* _EXERCISE_
Only the lines from the start of the data through the line containing "const shgcWw = [0, 0, 0, 0, 0, 0, 0, 0, 1];" should be written out, exactly as they are, with both ends included and the pictures left out.

--- --- ---

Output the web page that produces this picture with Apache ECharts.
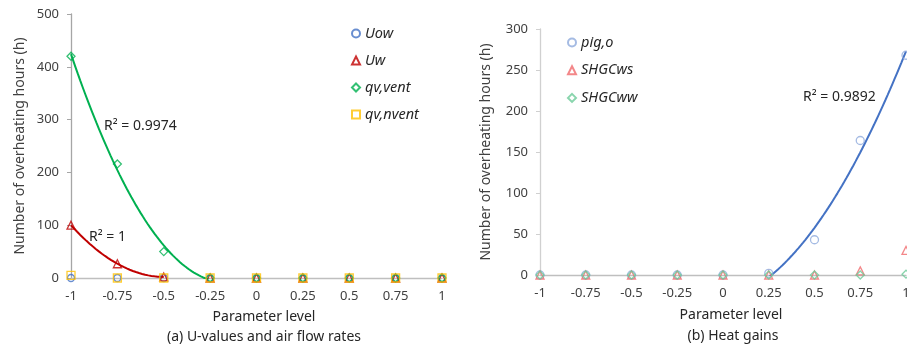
<!DOCTYPE html>
<html><head><meta charset="utf-8">
<script src="https://cdn.jsdelivr.net/npm/echarts@6/dist/echarts.min.js"></script>
<style>html,body{margin:0;padding:0;background:#fff}#c{width:907px;height:348px}</style>
</head><body><div id="c"></div>
<script>
// Parameter levels shared by both panels
const levels = [-1, -0.75, -0.5, -0.25, 0, 0.25, 0.5, 0.75, 1];
const levelLabels = ['-1', '-0.75', '-0.5', '-0.25', '0', '0.25', '0.5', '0.75', '1'];

// (a) U-values and air flow rates — overheating hours
const uow     = [0, 0, 0, 0, 0, 0, 0, 0, 0];
const uw      = [100, 27, 2, 0, 0, 0, 0, 0, 0];
const qvVent  = [420, 216, 50, 0, 0, 0, 0, 0, 0];
const qvNvent = [5, 0, 0, 0, 0, 0, 0, 0, 0];

// (b) Heat gains — overheating hours
const pigO   = [0, 0, 0, 0, 0, 2, 43, 164, 268];
const shgcWs = [0, 0, 0, 0, 0, 0, 0, 5, 30];
const shgcWw = [0, 0, 0, 0, 0, 0, 0, 0, 1];

const yTicksA = [0, 100, 200, 300, 400, 500];
const yTicksB = [0, 50, 100, 150, 200, 250, 300];
const r2Labels = ['R² = 0.9974', 'R² = 1', 'R² = 0.9892'];

// Least-squares quadratic trendline over the points [from, to]
function quadFit(ys, from, to) {
  const xs = levels.slice(from, to + 1), yv = ys.slice(from, to + 1);
  const S = [0, 0, 0, 0, 0], T = [0, 0, 0];
  xs.forEach((x, i) => {
    for (let k = 0; k < 5; k++) S[k] += Math.pow(x, k);
    for (let k = 0; k < 3; k++) T[k] += yv[i] * Math.pow(x, k);
  });
  const M = [[S[0], S[1], S[2], T[0]], [S[1], S[2], S[3], T[1]], [S[2], S[3], S[4], T[2]]];
  for (let i = 0; i < 3; i++) {
    for (let j = i + 1; j < 3; j++) {
      const f = M[j][i] / M[i][i];
      for (let k = i; k < 4; k++) M[j][k] -= f * M[i][k];
    }
  }
  const c = [0, 0, 0];
  for (let i = 2; i >= 0; i--) {
    let s = M[i][3];
    for (let k = i + 1; k < 3; k++) s -= M[i][k] * c[k];
    c[i] = s / M[i][i];
  }
  const pts = [], x0 = xs[0], x1 = xs[xs.length - 1], n = 60;
  for (let i = 0; i <= n; i++) {
    const x = x0 + (x1 - x0) * i / n;
    pts.push([x, c[0] + c[1] * x + c[2] * x * x]);
  }
  return pts;
}

const pairs = ys => levels.map((x, i) => [x, ys[i]]);
const FONT = '"Noto Sans", sans-serif';
const TXT = '#404040';

function marker(name, ys, symbol, color, size, idx) {
  return {
    name, type: 'scatter', xAxisIndex: idx, yAxisIndex: idx,
    data: pairs(ys), symbol, symbolSize: size,
    itemStyle: { color: 'rgba(255,255,255,0)', borderColor: color, borderWidth: 1.3 },
    emphasis: { disabled: true }, z: 3
  };
}
function trend(pts, color, idx) {
  return {
    type: 'line', xAxisIndex: idx, yAxisIndex: idx, data: pts, showSymbol: false,
    lineStyle: { color, width: 2 }, silent: true, z: 2, clip: true
  };
}

function xAxis(gi) {
  return {
    type: 'value', gridIndex: gi, min: -1, max: 1, interval: 0.25,
    axisLine: { onZero: false, lineStyle: { color: '#BFBFBF', width: 1.3 } },
    axisTick: { show: false }, splitLine: { show: false },
    axisLabel: {
      color: TXT, fontFamily: FONT, fontSize: 13, margin: 12,
      formatter: v => levelLabels[levels.indexOf(v)] ?? ''
    }
  };
}
function yAxis(gi, ticks, lineColor, gap) {
  return {
    type: 'value', gridIndex: gi, min: ticks[0], max: ticks[ticks.length - 1],
    interval: ticks[1] - ticks[0],
    name: 'Number of overheating hours (h)', nameLocation: 'middle', nameGap: gap,
    nameTextStyle: { color: TXT, fontFamily: FONT, fontSize: 14 },
    axisLine: { show: true, onZero: false, lineStyle: { color: lineColor, width: 1.3 } },
    axisTick: { show: true, length: 4, lineStyle: { color: lineColor } },
    splitLine: { show: false },
    axisLabel: { color: TXT, fontFamily: FONT, fontSize: 13, margin: 12 }
  };
}

const legendText = { color: '#262626', fontFamily: FONT, fontSize: 14.5, fontStyle: 'italic' };

const chart = echarts.init(document.getElementById('c'), null, { renderer: 'canvas' });
chart.setOption({
  animation: false,
  backgroundColor: '#fff',
  grid: [
    { left: 71, top: 14, width: 371, height: 264, outerBoundsMode: 'none', containLabel: false },
    { left: 540, top: 29, width: 366, height: 246, outerBoundsMode: 'none', containLabel: false }
  ],
  xAxis: [xAxis(0), xAxis(1)],
  yAxis: [yAxis(0, yTicksA, '#A6A6A6', 44), yAxis(1, yTicksB, '#D0D0D0', 47)],
  legend: [
    {
      data: ['Uow', 'Uw', 'qv,vent', 'qv,nvent'], orient: 'vertical', padding: 0,
      left: 351, top: 26, itemWidth: 8, itemHeight: 8, itemGap: 12,
      textStyle: legendText
    },
    {
      data: ['pig,o', 'SHGCws', 'SHGCww'], orient: 'vertical', padding: 0,
      left: 567, top: 35, itemWidth: 8, itemHeight: 8, itemGap: 12.7,
      textStyle: legendText
    }
  ],
  graphic: [
    { type: 'text', left: 104, top: 119, style: { text: r2Labels[0], fill: '#262626', font: '14px ' + FONT } },
    { type: 'text', left: 89, top: 230, style: { text: r2Labels[1], fill: '#262626', font: '14px ' + FONT } },
    { type: 'text', left: 803, top: 90, style: { text: r2Labels[2], fill: '#262626', font: '14px ' + FONT } },
    { type: 'text', x: 264, y: 317, style: { text: 'Parameter level', fill: '#262626', font: '14px ' + FONT, textAlign: 'center', textVerticalAlign: 'middle' } },
    { type: 'text', x: 264, y: 337, style: { text: '(a) U-values and air flow rates', fill: '#262626', font: '14px ' + FONT, textAlign: 'center', textVerticalAlign: 'middle' } },
    { type: 'text', x: 731, y: 315, style: { text: 'Parameter level', fill: '#262626', font: '14px ' + FONT, textAlign: 'center', textVerticalAlign: 'middle' } },
    { type: 'text', x: 733, y: 336, style: { text: '(b) Heat gains', fill: '#262626', font: '14px ' + FONT, textAlign: 'center', textVerticalAlign: 'middle' } }
  ],
  series: [
    trend(quadFit(uw, 0, 2), '#C00000', 0),
    trend(quadFit(qvVent, 0, 3), '#00B050', 0),
    trend(quadFit(pigO, 5, 8), '#4472C4', 1),
    marker('Uow', uow, 'circle', '#4472C4', 7, 0),
    marker('Uw', uw, 'triangle', '#C00000', 8, 0),
    marker('qv,vent', qvVent, 'diamond', '#00B050', 8, 0),
    marker('qv,nvent', qvNvent, 'rect', '#FFC000', 8, 0),
    marker('pig,o', pigO, 'circle', '#8FAADC', 8, 1),
    marker('SHGCws', shgcWs, 'triangle', '#F0696B', 8, 1),
    marker('SHGCww', shgcWw, 'diamond', '#6CCB98', 8, 1)
  ]
});
</script>
</body></html>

--- --- ---

* _FINAL RESULT_
Output the web page that produces this picture with Apache ECharts.
<!DOCTYPE html>
<html><head><meta charset="utf-8">
<script src="https://cdn.jsdelivr.net/npm/echarts@6/dist/echarts.min.js"></script>
<style>html,body{margin:0;padding:0;background:#fff}#c{width:907px;height:348px}</style>
</head><body><div id="c"></div>
<script>
// Parameter levels shared by both panels
const levels = [-1, -0.75, -0.5, -0.25, 0, 0.25, 0.5, 0.75, 1];
const levelLabels = ['-1', '-0.75', '-0.5', '-0.25', '0', '0.25', '0.5', '0.75', '1'];

// (a) U-values and air flow rates — overheating hours
const uow     = [0, 0, 0, 0, 0, 0, 0, 0, 0];
const uw      = [100, 27, 2, 0, 0, 0, 0, 0, 0];
const qvVent  = [420, 216, 50, 0, 0, 0, 0, 0, 0];
const qvNvent = [5, 0, 0, 0, 0, 0, 0, 0, 0];

// (b) Heat gains — overheating hours
const pigO   = [0, 0, 0, 0, 0, 2, 43, 164, 268];
const shgcWs = [0, 0, 0, 0, 0, 0, 0, 5, 30];
const shgcWw = [0, 0, 0, 0, 0, 0, 0, 0, 1];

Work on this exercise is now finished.